In an investigation into hair and its role in identity, agency, and power we are pleased to invite esteemed artists, activists, and curators: Kendall Gender, Karin Jones, and Saghi Ehteshamzadeh, to join us in discussing their practices and the significance that hair plays in their work and cultural identity.
The goal of this panel discussion is to foster a meaningful cross-cultural discussion about the significance of hair, particularly in the context of BIPOC and LGBTQIA2S+ communities. The event seeks to promote learning and awareness regarding the multifaceted significance of hair in our society, art, and individual identities.
This panel discussion is in reference to the exhibition, The Paradoxes of the Aura, by international artist Ángeles Agrela during her first Canadian solo exhibition. The exhibition will be held from September 28th to November 4th, 2023, at CICA Vancouver. The panel session will be hosted on Thursday, October 28th, 2:00 – 3:30 PM, followed by a 30-minute Q&A session with Audience members. The panel discussion will be a physical event, hosted at 228 Abbott Street, Vancouver BC.
2:00 – 2:05 PM: Introduction to panellists
2:05 – 3:30 PM: Discussion
3:30 – 4:00 PM: Q & A Session
Seating will be provided on a first come first serve basis.
Ángeles Agrela’s meticulously drawn portraits immediately catch the attention of the viewer, not only because of her bold use of colour, and daring use of clashing patterns, but because of the amorphous presence of hair within her works. It flows from the scalps of her subjects in turbulent streams, crossing over and over again, twisted into preposterously elaborate shapes at times replacing the faces of her figures entirely. On the subject, Agrela has spoken at length, detailing the relationship between hair and its role in Identity, stating to Lyle Zimskind for White Hot Magazine in October 2022, that by using hair as a tool to mask and obscure the faces of her subjects she is able to “generate extra attention to the other [kinds of] personal characteristics that individuals consciously choose in creating their image.”

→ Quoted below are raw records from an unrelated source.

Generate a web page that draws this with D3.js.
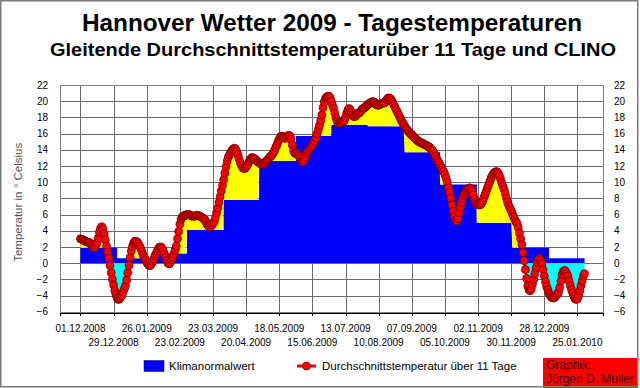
<!DOCTYPE html>
<html><head><meta charset="utf-8">
<script src="https://cdn.jsdelivr.net/npm/d3@7"></script>
<style>
body{margin:0;background:#fff}
svg{display:block}
text{font-family:"Liberation Sans",Arial,Helvetica,sans-serif}
</style>
</head><body>
<svg id="chart" width="640" height="388"></svg>
<script>
const titleText = "Hannover Wetter 2009 - Tagestemperaturen";
const subtitleText = "Gleitende Durchschnittstemperaturüber 11 Tage und CLINO";
const yAxisTitle = "Temperatur in ° Celsius";
const legendClino = "Klimanormalwert";
const legendAvg = "Durchschnittstemperatur über 11 Tage";
const creditLines = ["Graphik:", "Jürgen D. Müller"];

const startDate = "01.12.2008";
const tickLabels = ["01.12.2008","29.12.2008","26.01.2009","23.02.2009","23.03.2009","20.04.2009",
  "18.05.2009","15.06.2009","13.07.2009","10.08.2009","07.09.2009","05.10.2009","02.11.2009",
  "30.11.2009","28.12.2009","25.01.2010"];
const yTicks = [-6,-4,-2,0,2,4,6,8,10,12,14,16,18,20,22];

// CLINO (Klimanormalwert) per calendar month, Jan..Dec
const clinoMonths = ["Jan","Feb","Mär","Apr","Mai","Jun","Jul","Aug","Sep","Okt","Nov","Dez"];
const clinoValues = [0.6,1.2,4.1,7.8,12.6,15.7,17.1,16.9,13.7,9.7,5.0,1.9];

// 11-day running mean, one value per day starting 01.12.2008
const avgTemp = [
 3.0,2.95,2.9,2.8,2.7,2.65,2.6,2.55,2.5,2.3,
 2.1,1.95,1.9,2.2,2.5,3.1,3.8,4.3,4.5,4.2,
 3.6,2.9,2.1,1.4,0.6,-0.3,-1.2,-2.0,-2.7,-3.4,
 -3.9,-4.3,-4.5,-4.4,-4.2,-4.0,-3.6,-3.2,-2.8,-2.1,
 -1.2,-0.3,0.7,1.5,2.1,2.5,2.7,2.7,2.6,2.4,
 2.1,1.8,1.4,1.0,0.7,0.4,0.1,-0.1,-0.3,-0.3,
 -0.1,0.2,0.5,0.9,1.2,1.5,1.8,2.0,2.0,1.8,
 1.5,1.1,0.7,0.3,0.0,-0.1,0.1,0.4,0.7,1.1,
 1.6,2.1,3.0,3.9,4.8,5.4,5.7,5.8,5.9,5.9,
 6.0,6.0,6.0,5.9,5.8,5.8,5.8,5.8,5.9,5.9,
 5.85,5.8,5.7,5.6,5.5,5.4,5.1,4.8,4.6,4.5,
 4.5,4.7,4.9,5.1,5.6,6.2,6.8,7.5,8.2,8.9,
 9.6,10.3,11.1,11.9,12.6,13.1,13.4,13.7,13.9,14.1,
 14.2,14.1,13.8,13.4,12.9,12.4,12.1,11.8,11.7,11.7,
 11.9,12.1,12.4,12.7,12.9,13.05,13.0,12.9,12.8,12.6,
 12.5,12.4,12.3,12.2,12.2,12.3,12.4,12.6,12.75,12.9,
 13.1,13.2,13.4,13.6,13.9,14.3,14.6,15.0,15.3,15.6,
 15.7,15.6,15.5,15.4,15.5,15.7,15.8,15.7,15.3,14.6,
 13.9,13.6,13.5,13.5,13.4,13.2,12.9,12.6,12.5,12.7,
 13.1,13.5,13.8,14.0,14.2,14.4,14.6,14.8,15.1,15.5,
 16.0,16.5,17.0,17.6,18.3,19.2,19.9,20.3,20.5,20.6,
 20.6,20.4,20.0,19.5,19.1,18.5,17.9,17.5,17.3,17.3,
 17.3,17.4,17.5,17.6,18.0,18.5,18.9,19.1,18.9,18.6,
 18.3,18.1,18.1,18.3,18.5,18.5,18.6,18.8,19.0,19.1,
 19.2,19.3,19.5,19.6,19.7,19.8,19.9,19.95,19.9,19.8,
 19.6,19.5,19.5,19.6,19.7,19.75,19.75,19.8,20.0,20.2,
 20.4,20.4,20.3,20.1,19.8,19.5,19.2,18.9,18.6,18.3,
 18.0,17.7,17.4,17.2,16.9,16.7,16.5,16.3,16.1,15.95,
 15.85,15.7,15.55,15.4,15.25,15.1,15.0,14.9,14.9,14.8,
 14.7,14.6,14.6,14.5,14.4,14.3,14.1,14.0,13.8,13.5,
 13.2,12.9,12.6,12.4,12.1,11.8,11.5,11.3,10.9,10.5,
 10.0,9.3,8.7,8.0,7.2,6.4,5.8,5.4,5.2,5.5,
 6.2,6.9,7.5,8.0,8.4,8.7,8.9,9.1,9.25,9.3,
 9.2,8.9,8.4,7.9,7.5,7.3,7.2,7.2,7.2,7.4,
 7.7,8.1,8.5,8.9,9.3,9.7,10.1,10.5,10.8,11.0,
 11.2,11.3,11.3,11.1,10.8,10.4,9.9,9.5,9.1,8.6,
 8.0,7.5,7.1,6.8,6.5,6.1,5.7,5.4,5.1,4.9,
 4.4,3.7,3.0,2.3,1.3,0.3,-0.8,-1.9,-2.8,-3.3,
 -3.4,-3.2,-2.6,-2.0,-1.3,-0.6,0.1,0.5,0.6,0.4,
 -0.1,-0.8,-1.6,-2.3,-2.9,-3.3,-3.7,-4.0,-4.2,-4.3,
 -4.3,-4.2,-4.0,-3.8,-3.6,-3.0,-2.2,-1.4,-1.0,-0.9,
 -1.0,-1.3,-1.6,-2.2,-2.8,-3.3,-3.7,-4.1,-4.4,-4.5,
 -4.4,-4.0,-3.4,-2.8,-2.2,-1.6,-1.3
];

// ---------- layout ----------
const W = 640, H = 388;
const plot = {left: 60, right: 603, top: 85, bottom: 311.7};
const parse = d3.utcParse("%d.%m.%Y");
const fmt = d3.utcFormat("%d.%m.%Y");
const start = parse(startDate);
const DAY = 864e5;

const data = avgTemp.map((v, i) => {
  const date = d3.utcDay.offset(start, i);
  return {date, temp: v, clino: clinoValues[date.getUTCMonth()]};
});

const x = d3.scaleUtc()
  .domain([new Date(start.getTime() - 17.3 * DAY), new Date(start.getTime() + 441.6 * DAY)])
  .range([plot.left, plot.right]);
const y = d3.scaleLinear().domain([-6, 22]).range([plot.bottom, plot.top]);

const svg = d3.select("#chart");
svg.append("rect").attr("x",0).attr("y",0).attr("width",W).attr("height",H).attr("fill","#fff");

// titles
svg.append("text").attr("x", 332).attr("y", 31).attr("text-anchor","middle")
  .attr("font-size", 24).attr("font-weight","bold").attr("fill","#000")
  .attr("textLength", 500).attr("lengthAdjust","spacingAndGlyphs").text(titleText);
svg.append("text").attr("x", 333).attr("y", 56).attr("text-anchor","middle")
  .attr("font-size", 19).attr("font-weight","bold").attr("fill","#000")
  .attr("textLength", 566).attr("lengthAdjust","spacingAndGlyphs").text(subtitleText);

// gridlines
const tickDates = tickLabels.map(parse);
const grid = svg.append("g").attr("shape-rendering","crispEdges");
grid.selectAll("line.h").data(yTicks).join("line")
  .attr("x1", plot.left).attr("x2", plot.right)
  .attr("y1", d => Math.round(y(d)) + 0.5).attr("y2", d => Math.round(y(d)) + 0.5)
  .attr("stroke", "#6a6a6a").attr("stroke-width", 1);
grid.selectAll("line.v").data(tickDates).join("line")
  .attr("y1", plot.top).attr("y2", plot.bottom)
  .attr("x1", d => Math.round(x(d)) + 0.5).attr("x2", d => Math.round(x(d)) + 0.5)
  .attr("stroke", "#6a6a6a").attr("stroke-width", 1);

// areas
const blueArea = d3.area().curve(d3.curveStepAfter)
  .x(d => x(d.date)).y0(y(0)).y1(d => y(d.clino));
svg.append("path").datum(data).attr("d", blueArea).attr("fill", "#0000ff");

const yellowArea = d3.area()
  .x(d => x(d.date)).y0(d => y(d.clino)).y1(d => y(Math.max(d.temp, d.clino)));
svg.append("path").datum(data).attr("d", yellowArea).attr("fill", "#ffff00");

const cyanArea = d3.area()
  .x(d => x(d.date)).y0(y(0)).y1(d => y(Math.min(d.temp, 0)));
svg.append("path").datum(data).attr("d", cyanArea).attr("fill", "#00ffff");

// frame and axes
const frame = svg.append("g").attr("shape-rendering","crispEdges");
frame.append("rect").attr("x", plot.left + 0.5).attr("y", plot.top + 0.5)
  .attr("width", plot.right - plot.left).attr("height", plot.bottom - plot.top)
  .attr("fill","none").attr("stroke","#808080");
const xAxis = d3.axisBottom(x).tickValues(tickDates).tickSize(3).tickFormat("");
const xg = svg.append("g").attr("transform", `translate(0,${Math.round(plot.bottom)+0.5})`).call(xAxis);
xg.select(".domain").attr("stroke","#000").attr("shape-rendering","crispEdges");
xg.selectAll(".tick line").attr("stroke","#000").attr("shape-rendering","crispEdges");

// x labels on two rows
svg.append("g").selectAll("text").data(tickDates).join("text")
  .attr("x", d => x(d))
  .attr("y", (d, i) => i % 2 === 0 ? 331.5 : 345.5)
  .attr("text-anchor","middle").attr("font-size", 10).attr("fill","#000")
  .text(d => fmt(d));

// y labels left and right
const yAxisL = d3.axisLeft(y).tickValues(yTicks).tickSize(0).tickPadding(0);
const yl = svg.append("g").attr("transform", `translate(48,0)`).call(yAxisL);
yl.select(".domain").remove();
yl.selectAll("text").attr("font-size", 10).attr("fill","#000").attr("font-family",null);
const yAxisR = d3.axisRight(y).tickValues(yTicks).tickSize(0).tickPadding(0);
const yr = svg.append("g").attr("transform", `translate(614,0)`).call(yAxisR);
yr.select(".domain").remove();
yr.selectAll("text").attr("font-size", 10).attr("fill","#000").attr("font-family",null);

svg.append("text").attr("transform", `translate(22,${(plot.top+plot.bottom)/2 + 4}) rotate(-90)`)
  .attr("text-anchor","middle").attr("font-size", 11.5).attr("fill","#555").text(yAxisTitle);

// average temperature curve
const line = d3.line().x(d => x(d.date)).y(d => y(d.temp));
svg.append("path").datum(data).attr("d", line).attr("fill","none")
  .attr("stroke","#ff0000").attr("stroke-width", 2.5);
svg.append("g").selectAll("circle").data(data).join("circle")
  .attr("cx", d => x(d.date)).attr("cy", d => y(d.temp)).attr("r", 4)
  .attr("fill","#ff0000").attr("stroke","#5a0000").attr("stroke-width", 0.7);

// legend
svg.append("rect").attr("x", 144).attr("y", 360.5).attr("width", 20).attr("height", 11)
  .attr("fill","#0000ff").attr("stroke","#000080").attr("stroke-width",0.5);
svg.append("text").attr("x", 169).attr("y", 369.5).attr("font-size", 11.5).attr("fill","#000").text(legendClino);
svg.append("line").attr("x1", 297).attr("x2", 316).attr("y1", 366).attr("y2", 366)
  .attr("stroke","#ff0000").attr("stroke-width", 3);
svg.append("circle").attr("cx", 306.5).attr("cy", 366).attr("r", 4)
  .attr("fill","#ff0000").attr("stroke","#5a0000").attr("stroke-width", 0.7);
svg.append("text").attr("x", 322).attr("y", 369.5).attr("font-size", 11.5).attr("fill","#000").text(legendAvg);

// credit box
svg.append("rect").attr("x", 543).attr("y", 358).attr("width", 95).attr("height", 30).attr("fill","#ff0000");
svg.append("g").selectAll("text").data(creditLines).join("text")
  .attr("x", 546).attr("y", (d, i) => 369 + i * 14).attr("font-size", 12).attr("fill","#3a0000").text(d => d);

// outer border
svg.append("rect").attr("x", 0.75).attr("y", 0.75).attr("width", 637).attr("height", 386)
  .attr("fill","none").attr("stroke","#7a7a7a").attr("stroke-width", 1.5);
</script>
</body></html>
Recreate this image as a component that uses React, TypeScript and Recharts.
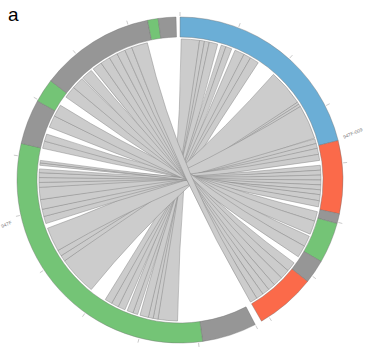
import React from "react";
import { PieChart, Pie, Cell } from "recharts";

// positions are in circle units: the whole ring is 360
const TOTAL = 360;
const CX = 180;
const CY = 180;
const R_IN = 143;
const R_OUT = 163;
const R_LINK = 141;

// coloured features along the ring, clockwise from the top
const featureSize = [76, 26, 3.5, 14.5, 8.5, 21.5, 2.5, 19.5, 111, 16, 8.5, 41, 3.8, 6.3, 1.4];
const featureKind = ["blue", "red", "gray", "green", "gray", "red", "gap", "gray", "green", "gray", "green", "gray", "green", "gray", "gap"];

// the two contigs
const contigName = ["947F-009", "", "947F", ""];
const contigSize = [150, 2.5, 206.1, 1.4];

const tickPos = [0, 21, 42, 63, 84, 105, 126, 147, 152.5, 173.5, 194.5, 215.5, 236.5, 257.5, 278.5, 299.5, 320.5, 341.5];

// links: right contig interval -> left contig interval
const linkFrom = [
  [0.5, 8], [8, 10], [10, 12], [12, 15.5], [17, 19], [19, 21.5], [23, 27], [27, 30], [30, 33.7],
  [41.5, 56.5], [56.5, 57.5], [57.5, 58.6], [58.6, 72.7], [73, 75], [75, 77], [77, 79.5], [79.5, 82],
  [84, 86], [86, 88], [88, 90], [90, 92], [92, 94], [94, 96], [96, 98.5], [98.5, 101],
  [103, 107], [107, 112.6], [113.5, 118], [118, 123],
  [126, 130], [130, 134], [134, 138], [138, 141], [141, 144], [144, 147], [147, 150],
];
const linkTo = [
  [181, 189], [189, 191], [191, 193], [193, 196.5], [197.5, 199.5], [199.5, 202], [203, 206], [206, 209], [209, 212],
  [219, 235], [235, 237.5], [237.5, 240], [240, 250], [252, 255], [255, 258], [258, 262], [262, 267],
  [267, 269], [269, 271], [271, 273], [273, 274.5], [276, 277], [277, 278], [283, 286], [286, 289],
  [292, 297], [297, 302], [306, 311], [311, 316],
  [316.5, 321], [322, 326], [326, 330], [330, 333.5], [333.5, 337], [337, 340], [340, 346.6],
];

const COLORS: Record<string, string> = {
  blue: "#6baed6",
  red: "#fb6a4a",
  gray: "#969696",
  green: "#74c476",
  gap: "none",
};

const ringData = featureSize.map((size, i) => ({ size, kind: featureKind[i] }));
const contigData = contigSize.map((size, i) => ({ size, name: contigName[i] }));
const tickData = tickPos.map((p, i) => ({
  size: (i < tickPos.length - 1 ? tickPos[i + 1] : TOTAL) - p,
}));

// the source ends of the links, laid out as slices with empty slices between
const linkData: { size: number; link: number }[] = [];
let cursor = 0;
linkFrom.forEach(([s0, s1], i) => {
  if (s0 > cursor) linkData.push({ size: s0 - cursor, link: -1 });
  linkData.push({ size: s1 - s0, link: i });
  cursor = s1;
});
if (cursor < TOTAL) linkData.push({ size: TOTAL - cursor, link: -1 });

const RAD = Math.PI / 180;
const toAngle = (pos: number) => 90 - (pos / TOTAL) * 360;
const pt = (cx: number, cy: number, r: number, a: number) =>
  `${cx + r * Math.cos(-a * RAD)},${cy + r * Math.sin(-a * RAD)}`;

function ribbonPath(cx: number, cy: number, r: number, a0: number, a1: number, b0: number, b1: number) {
  const la = Math.abs(a0 - a1) > 180 ? 1 : 0;
  const lb = Math.abs(b0 - b1) > 180 ? 1 : 0;
  return (
    `M${pt(cx, cy, r, a0)} A${r},${r} 0 ${la} 1 ${pt(cx, cy, r, a1)} ` +
    `Q${cx},${cy} ${pt(cx, cy, r, b0)} A${r},${r} 0 ${lb} 1 ${pt(cx, cy, r, b1)} ` +
    `Q${cx},${cy} ${pt(cx, cy, r, a0)} Z`
  );
}

const renderLink = (p: any) => {
  const i = p.payload?.link ?? p.link;
  if (typeof i !== "number" || i < 0) return null;
  const [t0, t1] = linkTo[i];
  return (
    <path
      key={`link-${i}`}
      d={ribbonPath(p.cx, p.cy, R_LINK, p.startAngle, p.endAngle, toAngle(t0), toAngle(t1))}
      fill="#cccccc"
      stroke="#888888"
      strokeWidth={0.5}
    />
  );
};

const renderTick = (p: any) => {
  const a = p.startAngle;
  const [x1, y1] = pt(p.cx, p.cy, R_OUT + 1, a).split(",");
  const [x2, y2] = pt(p.cx, p.cy, R_OUT + 5, a).split(",");
  return <line key={`tick-${p.index}`} x1={x1} y1={y1} x2={x2} y2={y2} stroke="#b5b5b5" strokeWidth={0.7} />;
};

const renderContig = (p: any) => {
  const name = p.payload?.name ?? p.name;
  if (!name) return null;
  const mid = (p.startAngle + p.endAngle) / 2;
  const r = R_OUT + 16;
  const x = p.cx + r * Math.cos(-mid * RAD);
  const y = p.cy + r * Math.sin(-mid * RAD);
  let rot = 90 - mid - 90;
  if (rot > 90 || rot < -90) rot += 180;
  rot = ((rot + 540) % 360) - 180;
  return (
    <text
      key={`contig-${p.index}`}
      x={x}
      y={y}
      textAnchor="middle"
      dominantBaseline="middle"
      transform={`rotate(${rot - 8}, ${x}, ${y})`}
      fontSize={4.8}
      fontFamily="Liberation Sans, Arial, sans-serif"
      fill="#777"
    >
      {name}
    </text>
  );
};

export default function App() {
  return (
    <div style={{ position: "absolute", left: 0, top: 0, width: 368, height: 347, background: "#fff" }}>
      <div
        style={{
          position: "absolute",
          left: 8,
          top: 4,
          fontFamily: "Liberation Sans, Arial, sans-serif",
          fontSize: 19,
          color: "#000",
        }}
      >
        a
      </div>
      <PieChart width={368} height={347} margin={{ top: 0, right: 0, bottom: 0, left: 0 }}>
        <Pie
          data={linkData}
          dataKey="size"
          cx={CX}
          cy={CY}
          innerRadius={R_LINK - 1}
          outerRadius={R_LINK}
          startAngle={90}
          endAngle={-270}
          fill="none"
          stroke="none"
          label={renderLink}
          labelLine={false}
          isAnimationActive={false}
        />
        <Pie
          data={ringData}
          dataKey="size"
          cx={CX}
          cy={CY}
          innerRadius={R_IN}
          outerRadius={R_OUT}
          startAngle={90}
          endAngle={-270}
          isAnimationActive={false}
        >
          {ringData.map((d, i) => (
            <Cell
              key={i}
              fill={COLORS[d.kind]}
              stroke={d.kind === "gap" ? "none" : "#6e6e6e"}
              strokeWidth={0.4}
            />
          ))}
        </Pie>
        <Pie
          data={tickData}
          dataKey="size"
          cx={CX}
          cy={CY}
          innerRadius={R_OUT}
          outerRadius={R_OUT}
          startAngle={90}
          endAngle={-270}
          fill="none"
          stroke="none"
          label={renderTick}
          labelLine={false}
          isAnimationActive={false}
        />
        <Pie
          data={contigData}
          dataKey="size"
          cx={CX}
          cy={CY}
          innerRadius={R_OUT}
          outerRadius={R_OUT}
          startAngle={90}
          endAngle={-270}
          fill="none"
          stroke="none"
          label={renderContig}
          labelLine={false}
          isAnimationActive={false}
        />
      </PieChart>
    </div>
  );
}
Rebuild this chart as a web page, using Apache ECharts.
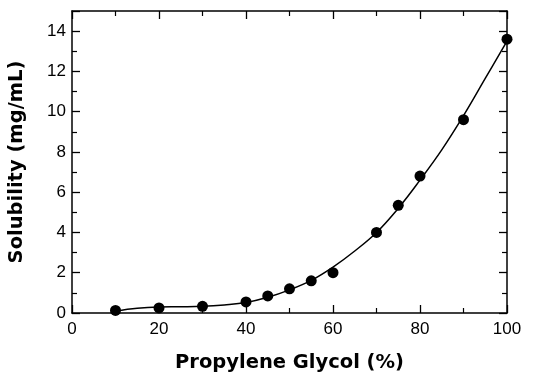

In Highlighting the connection between identity and hair Agrela is participating in a pressing cross-cultural discussion. One whose roots penetrate deep into a tumultuous and often violent history (contemporary and past) of colonialism, white supremacy, misogyny, and transphobia. Hair is of significant importance in BIPOC and LGBTQIA2S+ communities whose bodies have been the subject of constant policing over centuries by a white-hetero-supremacist patriarchal hegemony.